Success beyond traditional exits
Davidson acknowledged the challenge of limited exit options for African startups and offered a range of alternative paths to success beyond traditional acquisitions.
“There are multiple strategies we advise our portfolio companies on to achieve liquidity,” Davidson explained.
Secondary sales, he suggested, can be attractive. These transactions, he said, allow early investors to exit while bringing in valuable local capital and strengthening the startup ecosystem. Davidson also mentioned Initial Public Offerings (IPOs) on local exchanges as a viable option. “These platforms create liquidity for existing investors and allow participation from local communities in the company’s growth,” he remarked.

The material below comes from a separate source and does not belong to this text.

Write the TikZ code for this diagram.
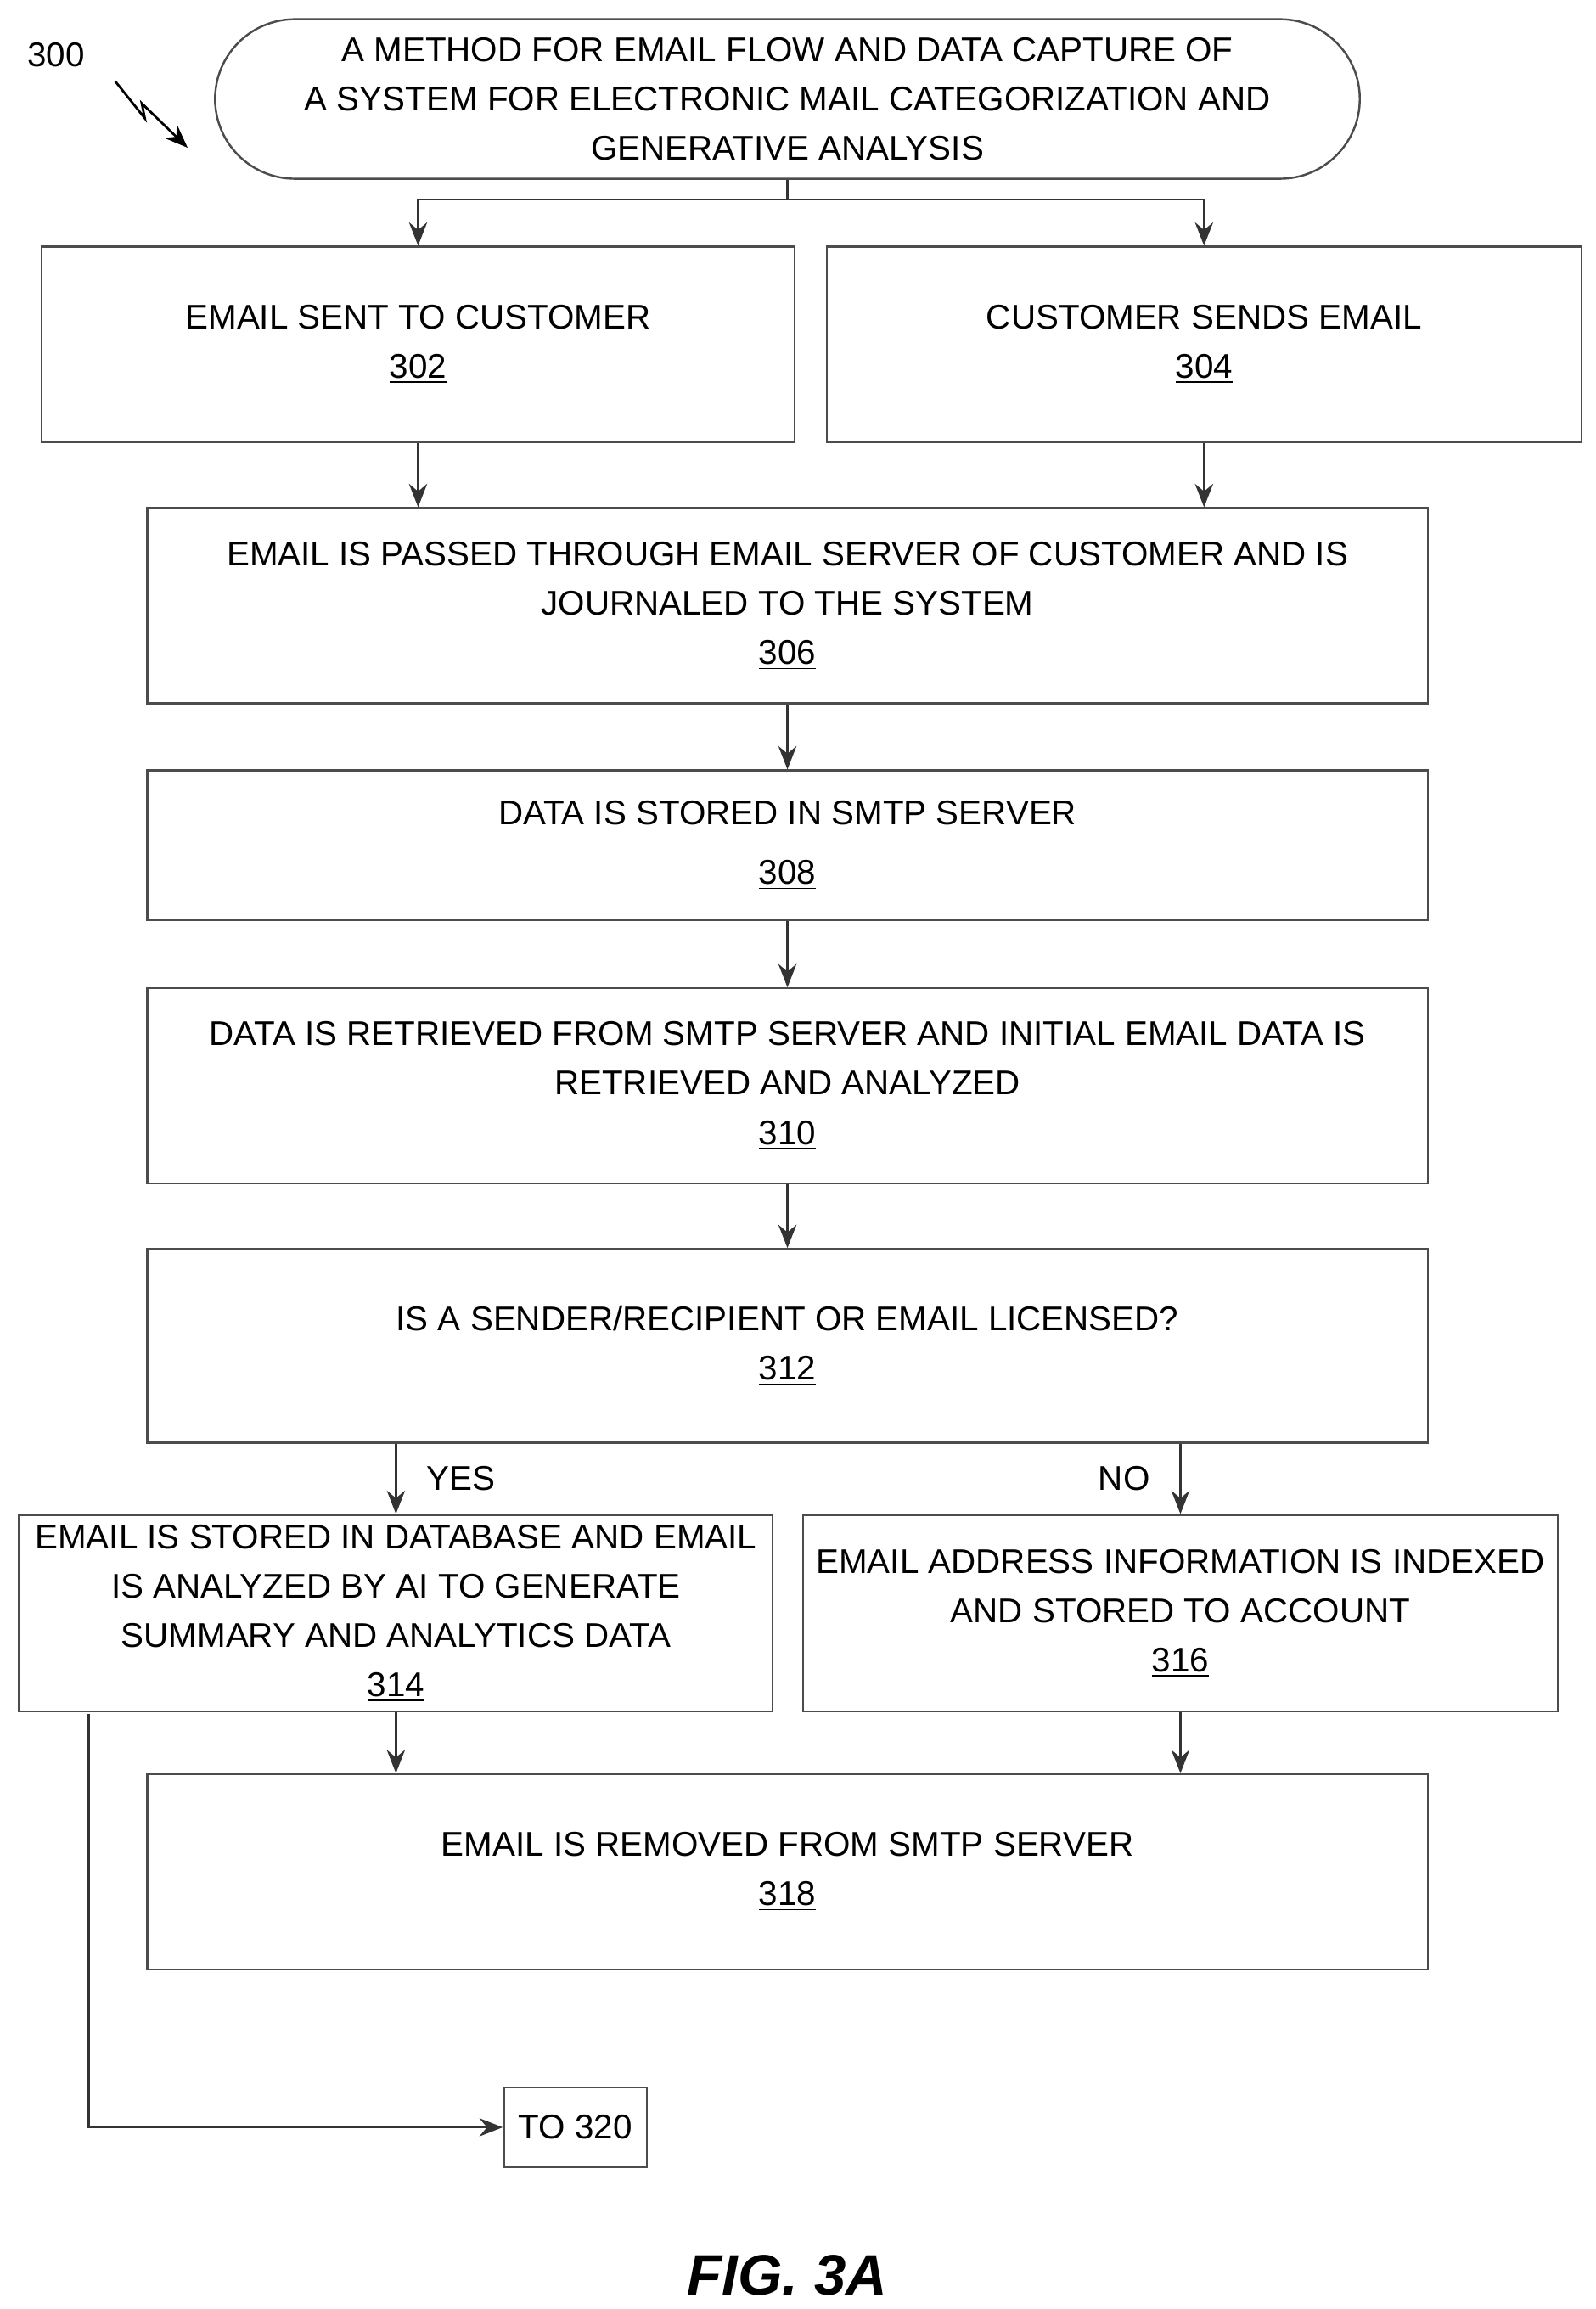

Recapitalisation was another strategy Davidson highlighted. “Restructuring capital and bringing in new equity or debt can fuel growth without giving up control,” he explained. Mergers and acquisitions (M&A) were also presented as an option. “Combining forces with complementary businesses can create synergies, strengthen market position, and ultimately drive long-term value,” he pointed out, even if a traditional exit isn’t immediate.
Davidson then discussed internal strategies. “Employee stock ownership plans incentivize employees and align their interests with the company’s success,” he explained, fostering loyalty and commitment while providing a controlled form of liquidity.
Finally, Davidson emphasized the importance of flexibility. “Maintaining the ability to diversify products allows leveraging existing strengths and market opportunities, creating new avenues for growth and potential future exits,” he said. For instance, a fintech startup offering payment services could consider expanding into lending within the same financial services sector.